Doctors Without Borders warned thousands of migrants trapped in detention centres in Libya's capital Tripoli must be evacuated.
3 min read
07 September, 2018
Thousands of migrants remain in centres in the Libyan capital despite clashes [Getty]

Aid group Doctors Without Borders urged the evacuation of thousands of migrants trapped in detention centres in Libya's capital Tripoli, which is under a fragile ceasefire after deadly clashes.

The ceasefire brokered by the United Nations was agreed between armed groups Tuesday after at least 63 people were killed in days of fighting around the city.

Doctors Without Borders, also known under its French name Medecins Sans Frontieres (MSF), said migrants in squalid detention centres close to the frontline could yet come under shelling and artillery fire.

Analysts say the ceasefire is doomed without a sustainable political agreement between the myriad armed groups.

Ibrahim Younis, MSF's mission chief in Libya, said food supplies to the detention centres were sparse as international groups had been forced to suspend their work due to the clashes.

The charity has been completely cut off from one of the most crowded detention centres, depriving some 700 people of aid, and has pulled some staff from the city.

Last week, the UN's refugee agency, the UNHCR, said it had "evacuated" some 300 migrants from the Ain Zara detention centre to another a few kilometres away as they risked getting caught in the crossfire.

But Younis said this was not good enough.

"Moving endangered refugees and migrants from one detention centre to another in the same conflict zone cannot be described as an evacuation and it is certainly not a solution," he said in a statement.

The aid group called on the UNHCR and the governments of peaceful countries to organise a mass evacuation for the migrants, who could then claim asylum.

The International Organisation for Migration could arrange for those seeking to return home to do so, MSF said.

The group also called on the European Union and Libyan authorities to stop blocking boatloads of migrants seeking to flee the conflict-torn country, "with the goal of reducing arrivals to Europe at all costs".

Some 8,000 people picked up by the Libyan coastguard while trying to cross the Mediterranean to Europe are being indefinitely held in detention centres, according to the UNHCR.

EU countries have offered support and training to the Libyan coastguard in a bid to stem the influx of migrants to Europe.

Sub-Saharan African migrants have suffered appalling abuses since Libya descended into chaos following the death of dictator Muammar Gaddafi in 2011.

Meanwhile, the UN envoy for Libya warned the country has lurched from one emergency to another in recent weeks and warned that militant groups, including the Islamic State group is expanding its operations, noting Libya could become a refuge for terrorist groups of all persuasions.

Ghassan Salame urged council members to help address the "looming threat" from the spread of extremist groups, and support economic reforms and efforts to advance the political process and move toward national elections.

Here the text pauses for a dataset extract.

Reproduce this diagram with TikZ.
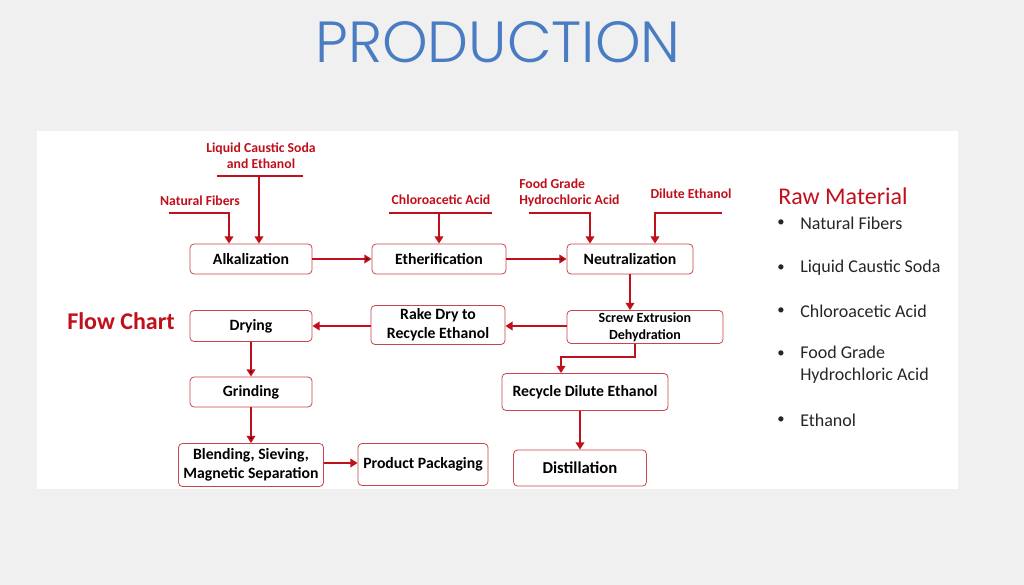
\documentclass[tikz,border=0pt]{standalone}
\usepackage{fontspec}
\setmainfont{Carlito}
\IfFontExistsTF{Poppins Light}{\newfontfamily\titlefont{Poppins Light}}{\newfontfamily\titlefont{Poppins}}
\usetikzlibrary{arrows.meta,positioning}
\definecolor{bggray}{RGB}{240,240,240}
\definecolor{titleblue}{RGB}{74,124,196}
\definecolor{flowred}{RGB}{192,16,28}
\definecolor{boxred}{RGB}{200,70,75}
\definecolor{listgray}{RGB}{38,38,38}
\tikzset{
  box/.style={draw=boxred, fill=white, rounded corners=3pt, line width=0.6pt, align=center,
    inner sep=1pt, font=\fontsize{11.8}{14}\selectfont\bfseries},
  feedlabel/.style={text=flowred, inner sep=0pt, font=\fontsize{10.3}{12}\selectfont\bfseries},
  feed/.style={draw=flowred, line width=2pt},
  arr/.style={draw=flowred, line width=2pt, -{Triangle[length=5.5pt,width=6.5pt]}},
  bul/.style={text=listgray, inner sep=0pt, font=\fontsize{11}{13}\selectfont},
  item/.style={text=listgray, inner sep=0pt, anchor=west, align=left, font=\fontsize{13.5}{16.5}\selectfont}
}
\begin{document}
\begin{tikzpicture}[x=0.75pt,y=-0.75pt]
      \fill[bggray] (0,0) rectangle (1024,585);
      \fill[white] (37,131) rectangle (958,489);
      \node[text=titleblue, font=\titlefont\fontsize{43.5}{43.5}\selectfont] (title) at (498,42) {PRODUCTION};
      \node[box, minimum width=91.5pt, minimum height=22.5pt] (alk) at (251,259) {Alkalization};
      \node[box, minimum width=100.5pt, minimum height=22.5pt] (eth) at (439,259) {Etherification};
      \node[box, minimum width=94.5pt, minimum height=22.5pt] (neu) at (630,259) {Neutralization};
      \node[box, minimum width=117pt, minimum height=24.75pt, font=\fontsize{10.5}{12.75}\selectfont\bfseries] (scr) at (645,327) {Screw Extrusion\\Dehydration};
      \node[box, minimum width=100.5pt, minimum height=29.25pt] (rake) at (438,325) {Rake Dry to\\Recycle Ethanol};
      \node[box, minimum width=91.5pt, minimum height=23.25pt] (dry) at (251,326) {Drying};
      \node[box, minimum width=91.5pt, minimum height=22.5pt] (grind) at (251,392) {Grinding};
      \node[box, minimum width=108.75pt, minimum height=32.25pt] (blend) at (251,465) {Blending, Sieving,\\Magnetic Separation};
      \node[box, minimum width=97.5pt, minimum height=31.5pt] (pack) at (423,464.5) {Product Packaging};
      \node[box, minimum width=124.5pt, minimum height=27.75pt] (rec) at (585,392) {Recycle Dilute Ethanol};
      \node[box, minimum width=99.75pt, minimum height=27pt, font=\fontsize{12.5}{14}\selectfont\bfseries] (dist) at (580,468) {Distillation};
      \node[feedlabel] (nf) at (200,201) {Natural Fibers};
      \node[feedlabel, align=center] (lcs) at (261,156) {Liquid Caustic Soda\\and Ethanol};
      \node[feedlabel] (ca) at (441,200) {Chloroacetic Acid};
      \node[feedlabel, align=left, anchor=west] (hcl) at (519,193) {Food Grade\\Hydrochloric Acid};
      \node[feedlabel] (de) at (691,194) {Dilute Ethanol};
      \coordinate (nfa) at (169,213);
      \coordinate (nfb) at (229,213);
      \coordinate (lcsa) at (217,176);
      \coordinate (lcsb) at (303,176);
      \coordinate (lcsm) at (259,176);
      \coordinate (caa) at (389,213);
      \coordinate (cab) at (492,213);
      \coordinate (cam) at (439,213);
      \coordinate (hcla) at (529,213);
      \coordinate (hclb) at (590,213);
      \coordinate (dea) at (722,213);
      \coordinate (deb) at (655,213);
      \coordinate (bend) at (635,357);
      \coordinate (bendb) at (561,357);
      \draw[arr] (nfa) -- (nfb) -- (nfb |- alk.north);
      \draw[feed] (lcsa) -- (lcsb);
      \draw[arr] (lcsm) -- (lcsm |- alk.north);
      \draw[feed] (caa) -- (cab);
      \draw[arr] (cam) -- (cam |- eth.north);
      \draw[arr] (hcla) -- (hclb) -- (hclb |- neu.north);
      \draw[arr] (dea) -- (deb) -- (deb |- neu.north);
      \path[arr] (alk) edge (eth);
      \path[arr] (eth) edge (neu);
      \draw[arr] (neu.south) -- (neu.south |- scr.north);
      \draw[arr] (scr.west |- 0,326) -- (rake.east |- 0,326);
      \draw[arr] (rake.west |- 0,326) -- (dry.east |- 0,326);
      \path[arr] (dry) edge (grind);
      \path[arr] (grind) edge (blend);
      \draw[arr] (blend.east |- 0,463) -- (pack.west |- 0,463);
      \draw[arr] (scr.south -| bend) -- (bend) -- (bendb) -- (bendb |- rec.north);
      \draw[arr] (rec.south -| dist.north) -- (dist.north);
      \node[text=flowred, font=\fontsize{18}{20}\selectfont\bfseries] (fc) at (121,321) {Flow Chart};
      \node[text=flowred, inner sep=0pt, anchor=west, font=\fontsize{18}{20}\selectfont] (raw) at (778,196) {Raw Material};
      \node[bul] (d1) at (781,223) {\textbullet};
      \node[item] (r1) at (800,223) {Natural Fibers};
      \node[bul] (d2) at (781,268) {\textbullet};
      \node[item] (r2) at (800,268) {Liquid Caustic Soda};
      \node[bul] (d3) at (781,311) {\textbullet};
      \node[item] (r3) at (800,311) {Chloroacetic Acid};
      \node[bul] (d4) at (781,354) {\textbullet};
      \node[item] (r4) at (800,365) {Food Grade\\Hydrochloric Acid};
      \node[bul] (d5) at (781,420) {\textbullet};
      \node[item] (r5) at (800,420) {Ethanol};
\end{tikzpicture}
\end{document}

Salame said violence that consumed the capital starting August 26 "shattered the facade of calm that had prevailed in Tripoli since May 2017." Tanks and heavy artillery were deployed in residential neighbourhoods leaving 61 Libyans dead and nearly 160 injured, many of them civilians including children, he said.

Tripoli was "on the brink of all-out war" until the UN brokered a fragile cease-fire between the major parties on Tuesday which it is now trying to help take root as a first step toward peace, he said.

"This crisis is but the latest in a series of crises that have engulfed Libya," Salame stressed.

He pointed to events in Libya's oil-rich crescent in June and July that "effectively threatened to split the country," the Islamic State's expanding presence and operations, and over 1,000 Chadian government and opposition forces fighting in recent weeks from bases in southern Libya.

This risks "the south becoming a regional battleground and safe haven for foreign armed groups," he said.